The cockpit was unpressurised and barely large enough for the pilot to recline slightly. For overnight legs and oceanic crossings, the pilot wore a heated suit and used supplemental oxygen at altitude. The 20-minute nap schedule was developed with sleep researchers: short enough to prevent the deep sleep that causes grogginess, frequent enough to provide adequate rest across days-long flights. Every major aviation record for solar-powered flight was broken multiple times during the programme.
Why It Matters
Solar Impulse 2 was not a practical aircraft. At 47 mph average speed, it would take six weeks to fly from London to New York. Its passenger capacity was one. Its payload was essentially nothing. It was, in operational terms, impractical — which was, in some ways, the point. The flights were not meant to demonstrate a product. They were meant to demonstrate a principle: that renewable technology, applied with sufficient ingenuity, can do things that seem impossible.
In the century and a bit since Kitty Hawk, aviation has consumed approximately 35 billion tonnes of aviation fuel. The atmosphere has paid for every one of those flights in carbon.

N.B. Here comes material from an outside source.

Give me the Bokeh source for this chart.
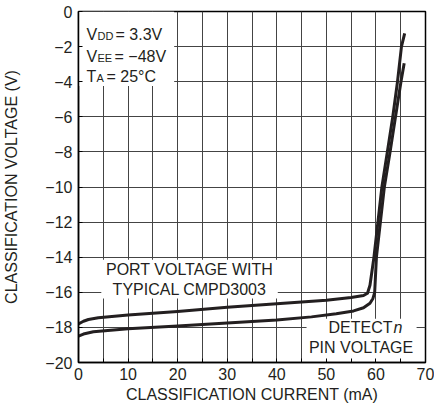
from bokeh.plotting import figure
from bokeh.models import Range1d, FixedTicker, Label
from bokeh.layouts import gridplot
from bokeh.embed import file_html
from bokeh.resources import INLINE

# ---- data ----
port_x = [0, 1, 2, 4, 10, 20, 30, 40, 50, 55, 57.5, 58.3, 58.8, 59.6, 60.4, 61.2, 62.3, 63.4, 64.35, 65.15, 65.8]
port_y = [-17.8, -17.65, -17.55, -17.45, -17.3, -17.1, -16.85, -16.65, -16.45, -16.3, -16.18, -16.05, -15.6, -14, -12, -10, -8, -6, -4, -2, -1.25]

det_x = [0, 1, 3, 10, 20, 30, 40, 47, 52, 55.5, 57.5, 58.8, 59.4, 59.75, 60.1, 60.9, 61.7, 62.85, 63.95, 65.05, 65.7]
det_y = [-18.5, -18.38, -18.25, -18.08, -17.92, -17.75, -17.58, -17.4, -17.22, -17.06, -16.88, -16.62, -16.35, -16.0, -14, -12, -10, -8, -6, -4, -2.95]

x_ticks = [0, 10, 20, 30, 40, 50, 60, 70]
x_minor = [5, 15, 25, 35, 45, 55, 65]
x_grid = [0, 5, 10, 15, 20, 25, 30, 35, 40, 45, 50, 55, 60, 65, 70]
y_ticks = [-20, -18, -16, -14, -12, -10, -8, -6, -4, -2, 0]
y_labels = ["\u221220", "\u221218", "\u221216", "\u221214", "\u221212", "\u221210",
            "\u22128", "\u22126", "\u22124", "\u22122", "0"]

FONT = "Liberation Sans"
FS = "16px"
INK = "#231f20"
GRID = "#444444"

p = figure(width=434, height=408, output_backend="svg", toolbar_location=None,
           x_range=Range1d(0, 70), y_range=Range1d(-20, 0),
           min_border_left=76, min_border_right=9, min_border_top=11, min_border_bottom=46)

p.background_fill_color = "white"
p.outline_line_color = "black"
p.outline_line_width = 1.5

# axes
p.xaxis.ticker = FixedTicker(ticks=x_ticks, minor_ticks=x_minor)
p.yaxis.ticker = FixedTicker(ticks=y_ticks)
p.yaxis.major_label_overrides = {t: l for t, l in zip(y_ticks, y_labels)}
for ax in (p.xaxis, p.yaxis):
    ax.major_tick_in = 4
    ax.major_tick_out = 0
    ax.minor_tick_in = 4
    ax.minor_tick_out = 0
    ax.major_tick_line_color = "black"
    ax.minor_tick_line_color = "black"
    ax.axis_line_color = "black"
    ax.axis_line_width = 1.5
    ax.major_label_text_font = FONT
    ax.major_label_text_font_size = FS
    ax.major_label_text_color = INK
    ax.axis_label_text_font = FONT
    ax.axis_label_text_font_size = FS
    ax.axis_label_text_font_style = "normal"
    ax.axis_label_text_color = INK
p.yaxis.minor_tick_line_color = None
p.xaxis.axis_label = "CLASSIFICATION CURRENT (mA)"
p.yaxis.axis_label = "CLASSIFICATION VOLTAGE (V)"
p.xaxis.major_label_standoff = 5
p.xaxis.axis_label_standoff = 3
p.yaxis.major_label_standoff = 6
p.yaxis.axis_label_standoff = 22

# grid
p.xgrid.ticker = FixedTicker(ticks=x_grid)
p.ygrid.ticker = FixedTicker(ticks=y_ticks)
p.xgrid.grid_line_color = GRID
p.ygrid.grid_line_color = GRID

# white boxes behind the annotation texts
p.quad(left=[0, 4.6, 46.0], right=[19.3, 40.2, 68.2],
       top=[0, -14.15, -17.5], bottom=[-4.25, -16.35, -19.85],
       fill_color="white", line_color=None)

# curves
p.line(port_x, port_y, line_width=3, line_color=INK, line_join="round")
p.line(det_x, det_y, line_width=3, line_color=INK, line_join="round")

def lab(x, y, text, xo=0, yo=0, size=FS, align="left", base="alphabetic", style="normal"):
    p.add_layout(Label(x=x, y=y, x_offset=xo, y_offset=yo, text=text,
                       text_font=FONT, text_font_size=size, text_color=INK,
                       text_align=align, text_baseline=base, text_font_style=style))

# conditions block
lab(0, -1.29, "V", xo=8)
lab(0, -1.29, "DD", xo=19, yo=-1.5, size="11px")
lab(0, -1.29, "= 3.3V", xo=37)
lab(0, -2.55, "V", xo=8)
lab(0, -2.55, "EE", xo=19, yo=-1.5, size="11px")
lab(0, -2.55, "= \u221248V", xo=36)
lab(0, -3.72, "T", xo=8)
lab(0, -3.72, "A", xo=18, yo=-1.5, size="11px")
lab(0, -3.72, "= 25\u00b0C", xo=28)

# curve labels
lab(22.4, -14.7, "PORT VOLTAGE WITH", align="center", base="middle")
lab(22.4, -15.84, "TYPICAL CMPD3003", align="center", base="middle")
lab(57.0, -18.0, "DETECT", xo=31.5, align="right", base="middle")
lab(57.0, -18.0, "n", xo=32.5, align="left", base="middle", style="italic")
lab(57.0, -19.15, "PIN VOLTAGE", align="center", base="middle")

layout = gridplot([[p]], toolbar_location=None)
open("out.html", "w").write(file_html(layout, INLINE))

Solar Impulse 2’s circumnavigation was a single data point in a much larger argument — about what flight might look like in the next hundred years, if the next generation of engineers is willing to make things that are as radically different from today’s aircraft as the Wright Flyer was from Abbas ibn Firnas’s silk-and-feather wings. The sky hasn’t changed. Only our ability to navigate it has — and that ability is still evolving.